▸ GIVEN INSTRUCTION: Omit every picture and write out the rest of the records exactly.

(Rows from a dataset of charts and code)

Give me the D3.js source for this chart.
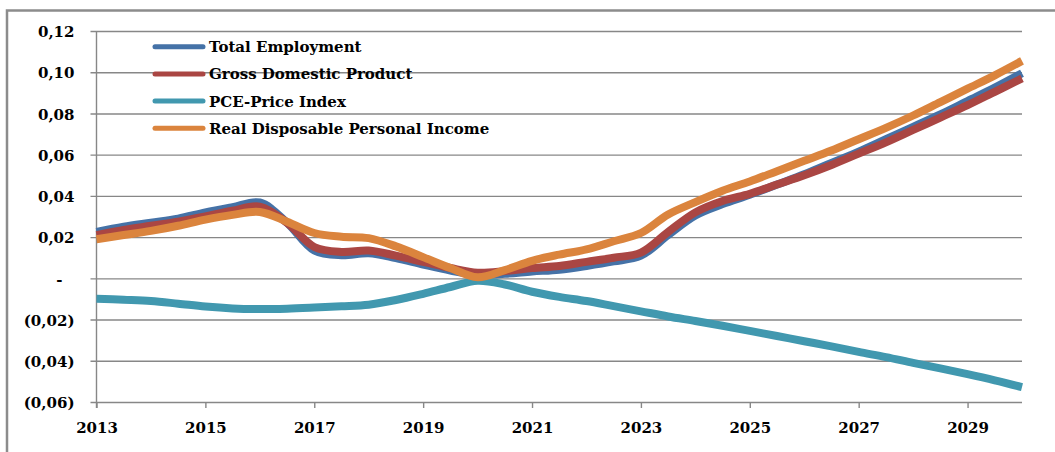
<!DOCTYPE html>
<html>
<head>
<meta charset="utf-8">
<script src="https://cdn.jsdelivr.net/npm/d3@7"></script>
<style>
  body { margin: 0; background: #fff; }
  svg { display: block; }
</style>
</head>
<body>
<div class="visHolder"></div>
<script>
// half-year points
const years = [2013, 2013.5, 2014, 2014.5, 2015, 2015.5, 2016, 2016.5, 2017, 2017.5,
  2018, 2018.5, 2019, 2019.5, 2020, 2020.5, 2021, 2021.5, 2022, 2022.5,
  2023, 2023.5, 2024, 2024.5, 2025, 2025.5, 2026, 2026.5, 2027, 2027.5,
  2028, 2028.5, 2029, 2029.5, 2030];

const totalEmployment = [0.0225, 0.025, 0.027, 0.029, 0.032, 0.0345, 0.0368, 0.027, 0.0135, 0.0112,
  0.0122, 0.0098, 0.0067, 0.0038, 0.0017, 0.0022, 0.0033, 0.0042, 0.006, 0.0082,
  0.011, 0.021, 0.0305, 0.036, 0.0405, 0.0455, 0.0505, 0.056, 0.0615, 0.0675,
  0.0735, 0.0795, 0.086, 0.0925, 0.0995];

const gdp = [0.021, 0.0235, 0.0255, 0.0275, 0.030, 0.0328, 0.0348, 0.027, 0.0152, 0.0128,
  0.0135, 0.011, 0.008, 0.005, 0.0027, 0.0035, 0.005, 0.006, 0.008, 0.010,
  0.0125, 0.0225, 0.032, 0.0375, 0.041, 0.0455, 0.050, 0.055, 0.0605, 0.066,
  0.072, 0.078, 0.084, 0.0905, 0.097];

const pcePrice = [-0.0099, -0.0104, -0.011, -0.0123, -0.0137, -0.0146, -0.0149, -0.0147, -0.0142, -0.0136,
  -0.0128, -0.0105, -0.0075, -0.0042, -0.0012, -0.003, -0.0065, -0.009, -0.011, -0.0135,
  -0.016, -0.0185, -0.0207, -0.023, -0.0255, -0.028, -0.0305, -0.033, -0.0357, -0.0382,
  -0.041, -0.0437, -0.0465, -0.0495, -0.0528];

const realIncome = [0.019, 0.021, 0.023, 0.0255, 0.0285, 0.0308, 0.0322, 0.0275, 0.022, 0.0202,
  0.0195, 0.0155, 0.0103, 0.005, 0.0005, 0.004, 0.0085, 0.0115, 0.014, 0.018,
  0.022, 0.031, 0.037, 0.0425, 0.047, 0.052, 0.057, 0.062, 0.0675, 0.073,
  0.079, 0.0855, 0.092, 0.0985, 0.1055];

const seriesNames = ['Total Employment', 'Gross Domestic Product', 'PCE-Price Index', 'Real Disposable Personal Income'];
const seriesColors = ['#4572a7', '#aa4643', '#4198af', '#db843d'];
const yTicks = [-0.06, -0.04, -0.02, 0, 0.02, 0.04, 0.06, 0.08, 0.10, 0.12];
const xTicks = [2013, 2015, 2017, 2019, 2021, 2023, 2025, 2027, 2029];

const w = 1055, h = 452;
const plotLeft = 96.5, plotRight = 1022, plotTop = 31, plotBottom = 402;
const font = "'DejaVu Serif', serif";

const svg = d3.select('.visHolder')
  .append('svg')
  .attr('width', w)
  .attr('height', h);

// outer frame of the chart object
svg.append('path')
  .attr('d', `M7,${h + 5} V10.5 H${w + 5}`)
  .attr('fill', 'none')
  .attr('stroke', '#8c8c8c')
  .attr('stroke-width', 2.5);

const xScale = d3.scaleLinear().domain([2013, 2030]).range([plotLeft, plotRight]);
const yScale = d3.scaleLinear().domain([-0.06, 0.12]).range([plotBottom, plotTop]);

const fmt = v => {
  if (Math.abs(v) < 1e-9) return '-';
  const s = d3.format('.2f')(Math.abs(v)).replace('.', ',');
  return v < 0 ? `(${s})` : s;
};

// y axis with gridlines
const yAxis = d3.axisLeft(yScale)
  .tickValues(yTicks)
  .tickSize(-(plotRight - plotLeft))
  .tickSizeOuter(0)
  .tickPadding(22)
  .tickFormat(fmt);

const gy = svg.append('g')
  .attr('id', 'y-axis')
  .attr('transform', `translate(${plotLeft}, 0)`)
  .call(yAxis);
gy.select('.domain').remove();
gy.selectAll('.tick line')
  .attr('x1', -6)
  .attr('stroke', '#878787')
  .attr('stroke-width', 1.4);
gy.selectAll('.tick text')
  .attr('font-family', font)
  .attr('font-size', 15)
  .attr('font-weight', 'bold')
  .attr('fill', '#000')
  .attr('x', d => Math.abs(d) < 1e-9 ? -34 : -22)
  .attr('dy', '0.38em');

svg.append('line')
  .attr('x1', plotLeft).attr('x2', plotLeft)
  .attr('y1', plotTop).attr('y2', plotBottom + 6)
  .attr('stroke', '#878787')
  .attr('stroke-width', 1.4);

// x axis
const xAxis = d3.axisBottom(xScale)
  .tickValues(xTicks)
  .tickSize(6)
  .tickSizeOuter(0)
  .tickPadding(14)
  .tickFormat(d3.format('d'));

const gx = svg.append('g')
  .attr('id', 'x-axis')
  .attr('transform', `translate(0, ${plotBottom})`)
  .call(xAxis);
gx.select('.domain').remove();
gx.selectAll('.tick line')
  .attr('stroke', '#878787')
  .attr('stroke-width', 1.4);
gx.selectAll('.tick text')
  .attr('font-family', font)
  .attr('font-size', 15)
  .attr('font-weight', 'bold')
  .attr('fill', '#000');

// lines
const allSeries = [totalEmployment, gdp, pcePrice, realIncome];
const line = d3.line()
  .x(d => xScale(d[0]))
  .y(d => yScale(d[1]))
  .curve(d3.curveCatmullRom.alpha(0.5));

allSeries.forEach((vals, i) => {
  svg.append('path')
    .datum(years.map((y, j) => [y, vals[j]]))
    .attr('fill', 'none')
    .attr('stroke', seriesColors[i])
    .attr('stroke-width', 8)
    .attr('stroke-linejoin', 'round')
    .attr('d', line);
});

// legend
const legendY = d3.scaleLinear().domain([0, 3]).range([46.7, 128.3]);
const legend = svg.append('g').attr('id', 'legend');
seriesNames.forEach((name, i) => {
  legend.append('line')
    .attr('x1', 155).attr('x2', 203)
    .attr('y1', legendY(i)).attr('y2', legendY(i))
    .attr('stroke', seriesColors[i])
    .attr('stroke-width', 5)
    .attr('stroke-linecap', 'round');
  legend.append('text')
    .attr('x', 209)
    .attr('y', legendY(i))
    .attr('dy', '0.36em')
    .attr('font-family', font)
    .attr('font-size', 15)
    .attr('font-weight', 'bold')
    .attr('fill', '#000')
    .text(name);
});
</script>
</body>
</html>
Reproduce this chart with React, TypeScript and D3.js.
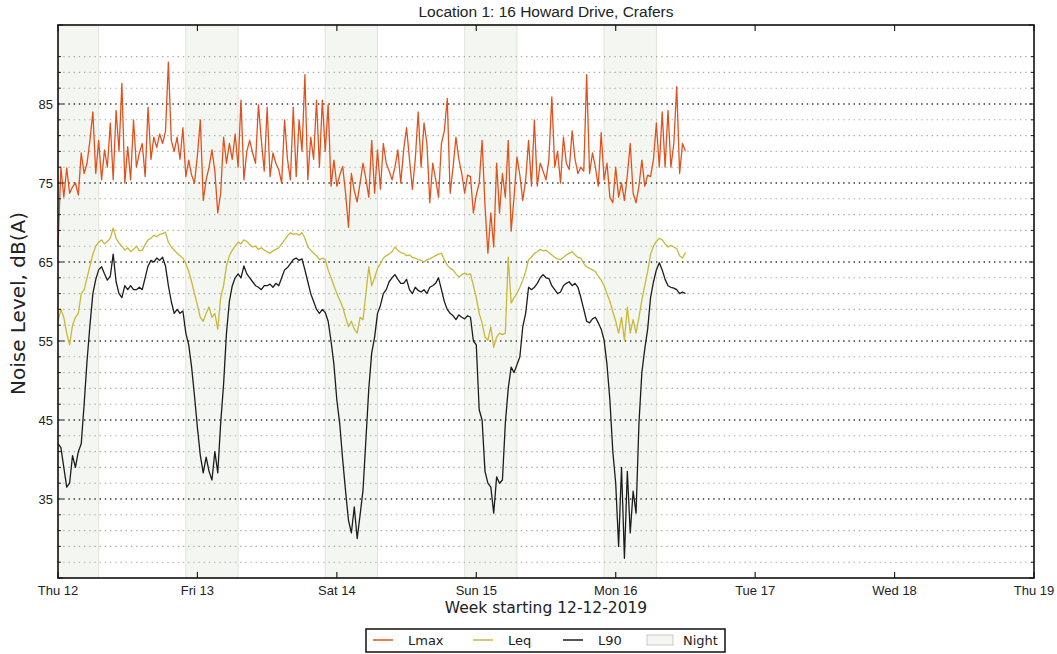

▸ SOLUTION TO THE EXERCISE:
Give me the D3.js source for this chart.
<!DOCTYPE html>
<html>
<head>
<meta charset="utf-8">
<script src="https://cdn.jsdelivr.net/npm/d3@7"></script>
<style>
  body { margin: 0; background: #fff; }
  svg { display: block; }
</style>
</head>
<body>
<div class="visHolder"></div>
<script>
// half-year points
const years = [2013, 2013.5, 2014, 2014.5, 2015, 2015.5, 2016, 2016.5, 2017, 2017.5,
  2018, 2018.5, 2019, 2019.5, 2020, 2020.5, 2021, 2021.5, 2022, 2022.5,
  2023, 2023.5, 2024, 2024.5, 2025, 2025.5, 2026, 2026.5, 2027, 2027.5,
  2028, 2028.5, 2029, 2029.5, 2030];

const totalEmployment = [0.0225, 0.025, 0.027, 0.029, 0.032, 0.0345, 0.0368, 0.027, 0.0135, 0.0112,
  0.0122, 0.0098, 0.0067, 0.0038, 0.0017, 0.0022, 0.0033, 0.0042, 0.006, 0.0082,
  0.011, 0.021, 0.0305, 0.036, 0.0405, 0.0455, 0.0505, 0.056, 0.0615, 0.0675,
  0.0735, 0.0795, 0.086, 0.0925, 0.0995];

const gdp = [0.021, 0.0235, 0.0255, 0.0275, 0.030, 0.0328, 0.0348, 0.027, 0.0152, 0.0128,
  0.0135, 0.011, 0.008, 0.005, 0.0027, 0.0035, 0.005, 0.006, 0.008, 0.010,
  0.0125, 0.0225, 0.032, 0.0375, 0.041, 0.0455, 0.050, 0.055, 0.0605, 0.066,
  0.072, 0.078, 0.084, 0.0905, 0.097];

const pcePrice = [-0.0099, -0.0104, -0.011, -0.0123, -0.0137, -0.0146, -0.0149, -0.0147, -0.0142, -0.0136,
  -0.0128, -0.0105, -0.0075, -0.0042, -0.0012, -0.003, -0.0065, -0.009, -0.011, -0.0135,
  -0.016, -0.0185, -0.0207, -0.023, -0.0255, -0.028, -0.0305, -0.033, -0.0357, -0.0382,
  -0.041, -0.0437, -0.0465, -0.0495, -0.0528];

const realIncome = [0.019, 0.021, 0.023, 0.0255, 0.0285, 0.0308, 0.0322, 0.0275, 0.022, 0.0202,
  0.0195, 0.0155, 0.0103, 0.005, 0.0005, 0.004, 0.0085, 0.0115, 0.014, 0.018,
  0.022, 0.031, 0.037, 0.0425, 0.047, 0.052, 0.057, 0.062, 0.0675, 0.073,
  0.079, 0.0855, 0.092, 0.0985, 0.1055];

const seriesNames = ['Total Employment', 'Gross Domestic Product', 'PCE-Price Index', 'Real Disposable Personal Income'];
const seriesColors = ['#4572a7', '#aa4643', '#4198af', '#db843d'];
const yTicks = [-0.06, -0.04, -0.02, 0, 0.02, 0.04, 0.06, 0.08, 0.10, 0.12];
const xTicks = [2013, 2015, 2017, 2019, 2021, 2023, 2025, 2027, 2029];

const w = 1055, h = 452;
const plotLeft = 96.5, plotRight = 1022, plotTop = 31, plotBottom = 402;
const font = "'DejaVu Serif', serif";

const svg = d3.select('.visHolder')
  .append('svg')
  .attr('width', w)
  .attr('height', h);

// outer frame of the chart object
svg.append('path')
  .attr('d', `M7,${h + 5} V10.5 H${w + 5}`)
  .attr('fill', 'none')
  .attr('stroke', '#8c8c8c')
  .attr('stroke-width', 2.5);

const xScale = d3.scaleLinear().domain([2013, 2030]).range([plotLeft, plotRight]);
const yScale = d3.scaleLinear().domain([-0.06, 0.12]).range([plotBottom, plotTop]);

const fmt = v => {
  if (Math.abs(v) < 1e-9) return '-';
  const s = d3.format('.2f')(Math.abs(v)).replace('.', ',');
  return v < 0 ? `(${s})` : s;
};

// y axis with gridlines
const yAxis = d3.axisLeft(yScale)
  .tickValues(yTicks)
  .tickSize(-(plotRight - plotLeft))
  .tickSizeOuter(0)
  .tickPadding(22)
  .tickFormat(fmt);

const gy = svg.append('g')
  .attr('id', 'y-axis')
  .attr('transform', `translate(${plotLeft}, 0)`)
  .call(yAxis);
gy.select('.domain').remove();
gy.selectAll('.tick line')
  .attr('x1', -6)
  .attr('stroke', '#878787')
  .attr('stroke-width', 1.4);
gy.selectAll('.tick text')
  .attr('font-family', font)
  .attr('font-size', 15)
  .attr('font-weight', 'bold')
  .attr('fill', '#000')
  .attr('x', d => Math.abs(d) < 1e-9 ? -34 : -22)
  .attr('dy', '0.38em');

svg.append('line')
  .attr('x1', plotLeft).attr('x2', plotLeft)
  .attr('y1', plotTop).attr('y2', plotBottom + 6)
  .attr('stroke', '#878787')
  .attr('stroke-width', 1.4);

// x axis
const xAxis = d3.axisBottom(xScale)
  .tickValues(xTicks)
  .tickSize(6)
  .tickSizeOuter(0)
  .tickPadding(14)
  .tickFormat(d3.format('d'));

const gx = svg.append('g')
  .attr('id', 'x-axis')
  .attr('transform', `translate(0, ${plotBottom})`)
  .call(xAxis);
gx.select('.domain').remove();
gx.selectAll('.tick line')
  .attr('stroke', '#878787')
  .attr('stroke-width', 1.4);
gx.selectAll('.tick text')
  .attr('font-family', font)
  .attr('font-size', 15)
  .attr('font-weight', 'bold')
  .attr('fill', '#000');

// lines
const allSeries = [totalEmployment, gdp, pcePrice, realIncome];
const line = d3.line()
  .x(d => xScale(d[0]))
  .y(d => yScale(d[1]))
  .curve(d3.curveCatmullRom.alpha(0.5));

allSeries.forEach((vals, i) => {
  svg.append('path')
    .datum(years.map((y, j) => [y, vals[j]]))
    .attr('fill', 'none')
    .attr('stroke', seriesColors[i])
    .attr('stroke-width', 8)
    .attr('stroke-linejoin', 'round')
    .attr('d', line);
});

// legend
const legendY = d3.scaleLinear().domain([0, 3]).range([46.7, 128.3]);
const legend = svg.append('g').attr('id', 'legend');
seriesNames.forEach((name, i) => {
  legend.append('line')
    .attr('x1', 155).attr('x2', 203)
    .attr('y1', legendY(i)).attr('y2', legendY(i))
    .attr('stroke', seriesColors[i])
    .attr('stroke-width', 5)
    .attr('stroke-linecap', 'round');
  legend.append('text')
    .attr('x', 209)
    .attr('y', legendY(i))
    .attr('dy', '0.36em')
    .attr('font-family', font)
    .attr('font-size', 15)
    .attr('font-weight', 'bold')
    .attr('fill', '#000')
    .text(name);
});
</script>
</body>
</html>
Reproduce this chart with React, TypeScript and D3.js.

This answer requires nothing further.